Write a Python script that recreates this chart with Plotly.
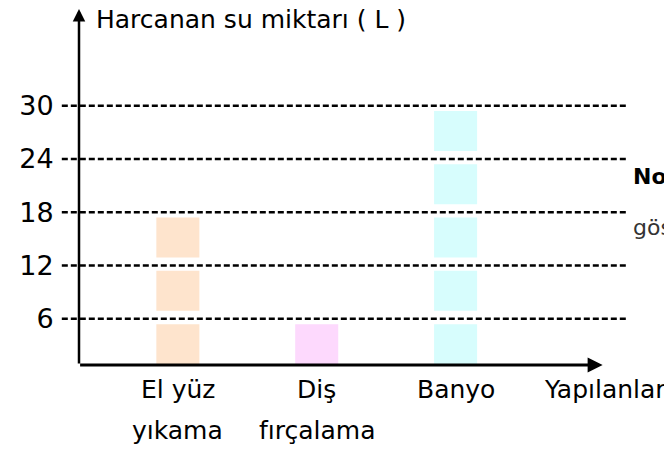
import plotly.graph_objects as go

cat_line1 = ["El yüz", "Diş", "Banyo"]
cat_line2 = ["yıkama", "fırçalama", ""]
categories = [a + " " + b if b else a for a, b in zip(cat_line1, cat_line2)]
values = [18, 6, 30]          # litres of water used
unit = 6                      # each block = 6 L
tick_vals = [6, 12, 18, 24, 30]
colors = ["#FEE4CD", "#FDD9FD", "#D7FDFD"]

FONT = "DejaVu Sans"
fig = go.Figure()

for cat, v, c in zip(categories, values, colors):
    n = v // unit
    fig.add_trace(go.Bar(
        x=[cat] * n,
        base=[i * unit + 0.9 for i in range(n)],
        y=[unit * 0.75] * n,
        marker=dict(color=c, line=dict(width=0)),
        width=0.31,
        hoverinfo="skip",
        showlegend=False,
    ))

# dashed horizontal reference lines
for t in tick_vals:
    fig.add_shape(type="line", xref="paper", yref="y",
                  x0=-0.033, x1=1.054, y0=t, y1=t,
                  line=dict(color="black", width=2.5, dash="6px,3px"),
                  layer="above")

# axes with arrows
fig.add_annotation(xref="paper", yref="paper", x=0, y=1, ax=0, ay=357,
                   axref="pixel", ayref="pixel", text="", showarrow=True,
                   arrowhead=2, arrowsize=1, arrowwidth=2.5, arrowcolor="black")
fig.add_annotation(xref="paper", yref="paper", x=1.005, y=0, ax=-524, ay=0,
                   axref="pixel", ayref="pixel", text="", showarrow=True,
                   arrowhead=2, arrowsize=1, arrowwidth=3, arrowcolor="black")

# category labels (two lines)
for cat, l1, l2 in zip(categories, cat_line1, cat_line2):
    fig.add_annotation(xref="x", yref="paper", x=cat, y=0, yanchor="middle",
                       yshift=-24, text=l1, showarrow=False,
                       font=dict(family=FONT, size=25, color="black"))
    if l2:
        fig.add_annotation(xref="x", yref="paper", x=cat, y=0, yanchor="middle",
                           yshift=-65, text=l2, showarrow=False,
                           font=dict(family=FONT, size=25, color="black"))

fig.add_annotation(xref="paper", yref="paper", x=0.029, y=1.0, xanchor="left",
                   yanchor="middle", yshift=-11, text="Harcanan su miktarı ( L )",
                   showarrow=False, font=dict(family=FONT, size=25, color="black"))
fig.add_annotation(xref="paper", yref="paper", x=0.889, y=0, xanchor="left",
                   yanchor="middle", yshift=-24, text="Yapılanlar",
                   showarrow=False, font=dict(family=FONT, size=25, color="black"))
fig.add_annotation(xref="paper", yref="paper", x=1.06, y=0.528, xanchor="left",
                   yanchor="middle", text="<b>Not</b>",
                   showarrow=False, font=dict(family=FONT, size=22, color="black"))
fig.add_annotation(xref="paper", yref="paper", x=1.06, y=0.385, xanchor="left",
                   yanchor="middle", text="gös",
                   showarrow=False, font=dict(family=FONT, size=22, color="#333333"))

# page body has an 8px margin, so the figure is 8px smaller than the window
fig.update_layout(
    width=664, height=446,
    margin=dict(l=71, r=72, t=0, b=89),
    plot_bgcolor="white", paper_bgcolor="white",
    barmode="overlay",
    font=dict(family=FONT, size=25, color="black"),
    xaxis=dict(range=[-0.712, 3.04], showgrid=False, zeroline=False,
               showline=False, ticks="", showticklabels=False, automargin=False,
               categoryorder="array", categoryarray=categories),
    yaxis=dict(range=[0.8, 41], tickvals=tick_vals, showgrid=False,
               zeroline=False, showline=False, ticks="outside", ticklen=19,
               tickcolor="rgba(0,0,0,0)", tickfont=dict(size=27),
               automargin=False),
)

fig.write_html("out.html")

Required work: Exactly reproduce the run of lines from the start of the listing through the line with "import plotly.graph_objects as go", inclusive; pictures are not copied.

Expected output:
Write a Python script that recreates this chart with Plotly.
import plotly.graph_objects as go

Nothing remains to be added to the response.